If you actually paid any attention to my postings here, and not jump to conclusions on 1 point you were arguing, you would see that I am OK with Sherman playing in the SB. At least, it is his job. And could definitely be a fun thing for him, an honor. Weighed against the likelihood of her a) going into labor and actually having the baby and b) having any real problems, he should be fine to go play.
I am a woman, so yes, I guess I am chickified.
I was taking that point you made and tending to that (as it has been stated elsewhere, as well), not disagreeing that the man can do something else.
The “war” thing is totally apples-oranges though. He simply CANnot be there.
Huh...!
That makes no sense whatsoever ....
Correlation and causation are not the same thing...

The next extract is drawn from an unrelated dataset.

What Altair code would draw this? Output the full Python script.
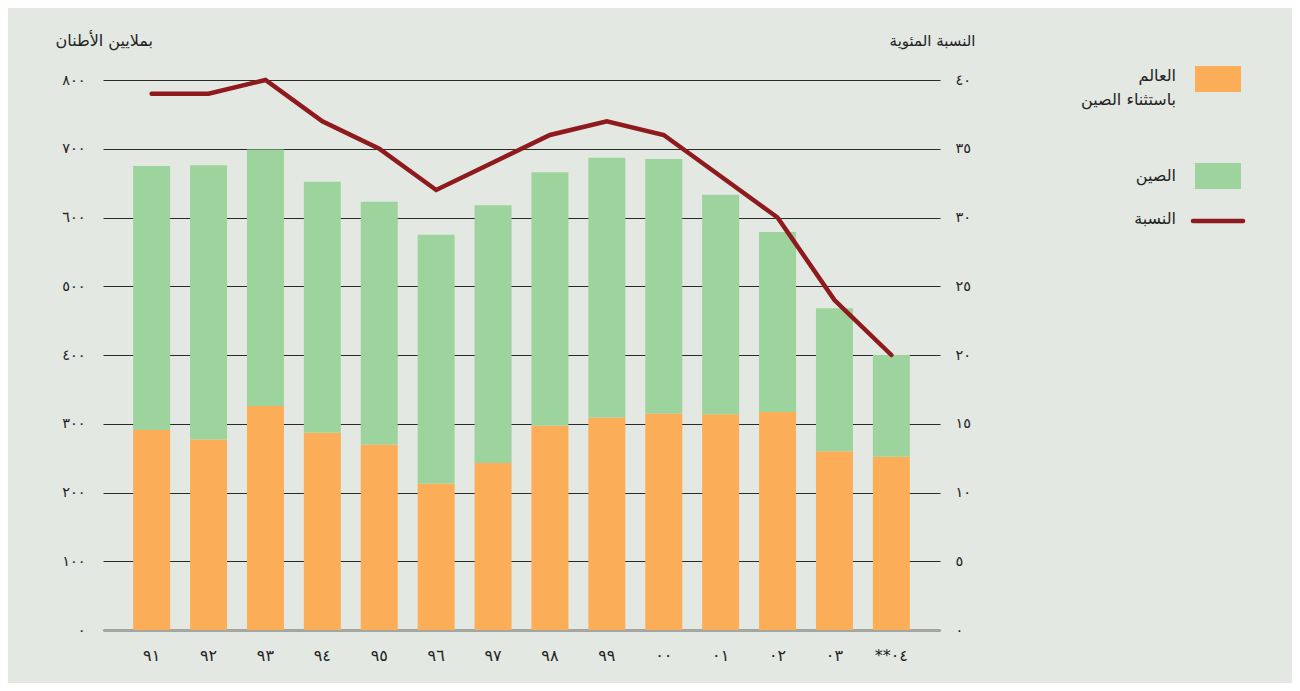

Oh, you’re just chickified.
;-)
I fully expect people who are chickified....chicks and fem boys....to get this topic wrong. If you aren’t a man, and don’t understand what it’s like to be a man, you’ll likely miss this one.
So you are chickified, but at least you came by it honestly. Chicks should be, but you don’t know a thing about how this act, to simply “prove yourself the new enlightened metrosexual sensitive male” - will negatively impact the real world lives of a lot of wives and kids.
I would be horrified to find out that my dad gave up a chance to chase his dream because he felt the need to be in the delivery room when I was born. And my dad’s a DOCTOR - WTF is a football player going to add to a delivery? Yes, I get its better if he’s there, but it’s not worth risking a life long dream for a couple hours of Political Correctness and phony compassion.
I’m guessing Hannity was chickified on this?
I listened to them on Fox and Friends speaking of this huge decision: attend the birth or play the game.
And then they said ‘girlfriend’. I wondered to myself what would make a man treat a woman like a wife, take joy in a birth upcoming for this ‘wife’, but still not make her legally his wife.
I couldn’t come up with a complimentary answer.
It also made me think about this new baby boy and those baby boys born to a wedded set of parents.
I couldn’t help but think that the wedded baby has a greater certainty of security.
And that is what makes the traditional nuclear family different than any other design of ‘marriage’ suggested by anyone, same sex or otherwise.
I'll remember that next time I'm 180 feet up a tree with a chainsaw.
BTW, I too am of the opinion that Sherman should probably play. OTOH, if his GF has complications and dies in labor (it happens), I'd guess he'd regret it.
Rumor is Bridget M wanted to have a kid, Tom didn’t, she went off birth control without telling him, and that’s why they split up.